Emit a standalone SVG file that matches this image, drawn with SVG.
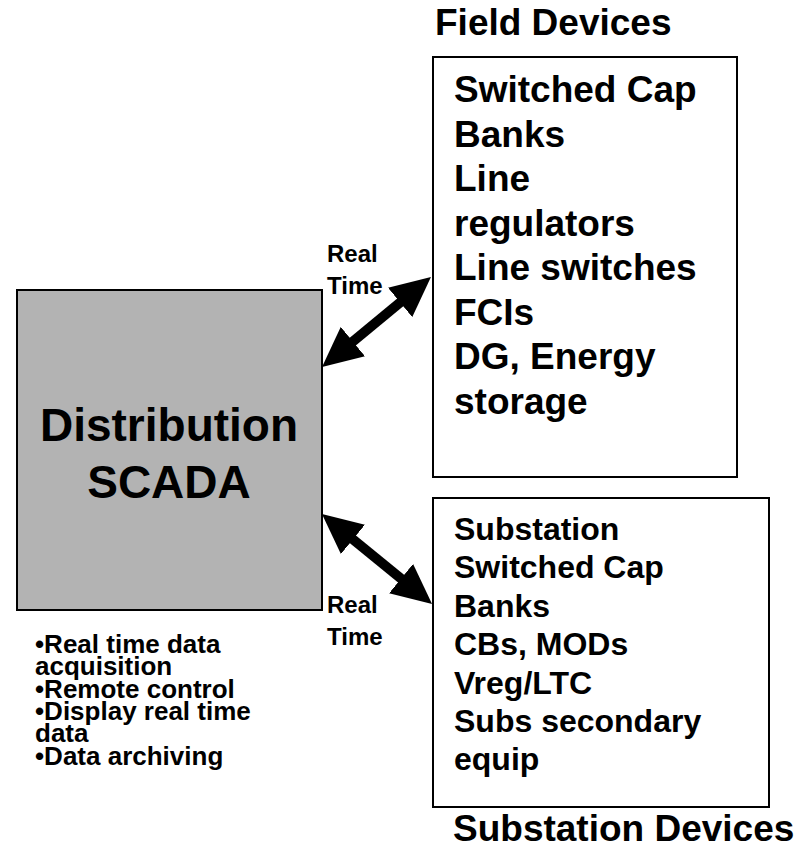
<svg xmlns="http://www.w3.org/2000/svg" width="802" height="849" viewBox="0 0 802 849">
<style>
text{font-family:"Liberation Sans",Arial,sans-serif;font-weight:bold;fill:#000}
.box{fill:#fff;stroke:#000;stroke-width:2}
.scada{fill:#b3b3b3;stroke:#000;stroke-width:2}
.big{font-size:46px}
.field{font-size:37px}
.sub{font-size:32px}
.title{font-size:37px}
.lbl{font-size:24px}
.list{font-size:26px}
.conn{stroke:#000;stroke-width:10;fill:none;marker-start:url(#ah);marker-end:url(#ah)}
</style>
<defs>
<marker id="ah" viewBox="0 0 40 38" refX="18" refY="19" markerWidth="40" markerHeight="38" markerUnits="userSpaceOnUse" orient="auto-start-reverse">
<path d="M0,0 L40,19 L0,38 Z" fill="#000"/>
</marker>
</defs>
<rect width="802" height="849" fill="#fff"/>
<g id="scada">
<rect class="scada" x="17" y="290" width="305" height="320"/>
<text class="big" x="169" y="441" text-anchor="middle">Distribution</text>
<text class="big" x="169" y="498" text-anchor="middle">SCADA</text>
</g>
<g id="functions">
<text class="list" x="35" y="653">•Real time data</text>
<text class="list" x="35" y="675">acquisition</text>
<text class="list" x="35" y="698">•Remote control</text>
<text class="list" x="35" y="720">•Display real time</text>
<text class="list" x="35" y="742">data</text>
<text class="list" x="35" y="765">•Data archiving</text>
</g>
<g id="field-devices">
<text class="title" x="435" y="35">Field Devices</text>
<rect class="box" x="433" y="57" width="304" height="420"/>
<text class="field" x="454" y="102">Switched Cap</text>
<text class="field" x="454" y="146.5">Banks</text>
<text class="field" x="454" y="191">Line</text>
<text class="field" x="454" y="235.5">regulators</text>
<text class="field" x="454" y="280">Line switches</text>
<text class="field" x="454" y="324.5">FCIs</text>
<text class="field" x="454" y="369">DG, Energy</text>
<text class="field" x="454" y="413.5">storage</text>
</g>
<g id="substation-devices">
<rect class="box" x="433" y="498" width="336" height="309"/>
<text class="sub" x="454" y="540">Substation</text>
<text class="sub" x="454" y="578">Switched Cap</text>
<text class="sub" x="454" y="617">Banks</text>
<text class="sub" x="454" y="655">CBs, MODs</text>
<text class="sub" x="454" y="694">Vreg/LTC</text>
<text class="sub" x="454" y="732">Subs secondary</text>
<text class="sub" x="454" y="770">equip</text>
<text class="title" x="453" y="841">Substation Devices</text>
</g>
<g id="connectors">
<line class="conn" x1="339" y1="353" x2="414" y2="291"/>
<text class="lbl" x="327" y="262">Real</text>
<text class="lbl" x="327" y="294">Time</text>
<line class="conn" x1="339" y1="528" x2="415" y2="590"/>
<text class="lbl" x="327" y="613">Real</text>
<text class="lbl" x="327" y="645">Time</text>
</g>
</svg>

______________________________

### Exercise description
Repeat the material above verbatim, with no pictures in the output.

### Solution for this exercise
Emit a standalone SVG file that matches this image, drawn with SVG.
<svg xmlns="http://www.w3.org/2000/svg" width="802" height="849" viewBox="0 0 802 849">
<style>
text{font-family:"Liberation Sans",Arial,sans-serif;font-weight:bold;fill:#000}
.box{fill:#fff;stroke:#000;stroke-width:2}
.scada{fill:#b3b3b3;stroke:#000;stroke-width:2}
.big{font-size:46px}
.field{font-size:37px}
.sub{font-size:32px}
.title{font-size:37px}
.lbl{font-size:24px}
.list{font-size:26px}
.conn{stroke:#000;stroke-width:10;fill:none;marker-start:url(#ah);marker-end:url(#ah)}
</style>
<defs>
<marker id="ah" viewBox="0 0 40 38" refX="18" refY="19" markerWidth="40" markerHeight="38" markerUnits="userSpaceOnUse" orient="auto-start-reverse">
<path d="M0,0 L40,19 L0,38 Z" fill="#000"/>
</marker>
</defs>
<rect width="802" height="849" fill="#fff"/>
<g id="scada">
<rect class="scada" x="17" y="290" width="305" height="320"/>
<text class="big" x="169" y="441" text-anchor="middle">Distribution</text>
<text class="big" x="169" y="498" text-anchor="middle">SCADA</text>
</g>
<g id="functions">
<text class="list" x="35" y="653">•Real time data</text>
<text class="list" x="35" y="675">acquisition</text>
<text class="list" x="35" y="698">•Remote control</text>
<text class="list" x="35" y="720">•Display real time</text>
<text class="list" x="35" y="742">data</text>
<text class="list" x="35" y="765">•Data archiving</text>
</g>
<g id="field-devices">
<text class="title" x="435" y="35">Field Devices</text>
<rect class="box" x="433" y="57" width="304" height="420"/>
<text class="field" x="454" y="102">Switched Cap</text>
<text class="field" x="454" y="146.5">Banks</text>
<text class="field" x="454" y="191">Line</text>
<text class="field" x="454" y="235.5">regulators</text>
<text class="field" x="454" y="280">Line switches</text>
<text class="field" x="454" y="324.5">FCIs</text>
<text class="field" x="454" y="369">DG, Energy</text>
<text class="field" x="454" y="413.5">storage</text>
</g>
<g id="substation-devices">
<rect class="box" x="433" y="498" width="336" height="309"/>
<text class="sub" x="454" y="540">Substation</text>
<text class="sub" x="454" y="578">Switched Cap</text>
<text class="sub" x="454" y="617">Banks</text>
<text class="sub" x="454" y="655">CBs, MODs</text>
<text class="sub" x="454" y="694">Vreg/LTC</text>
<text class="sub" x="454" y="732">Subs secondary</text>
<text class="sub" x="454" y="770">equip</text>
<text class="title" x="453" y="841">Substation Devices</text>
</g>
<g id="connectors">
<line class="conn" x1="339" y1="353" x2="414" y2="291"/>
<text class="lbl" x="327" y="262">Real</text>
<text class="lbl" x="327" y="294">Time</text>
<line class="conn" x1="339" y1="528" x2="415" y2="590"/>
<text class="lbl" x="327" y="613">Real</text>
<text class="lbl" x="327" y="645">Time</text>
</g>
</svg>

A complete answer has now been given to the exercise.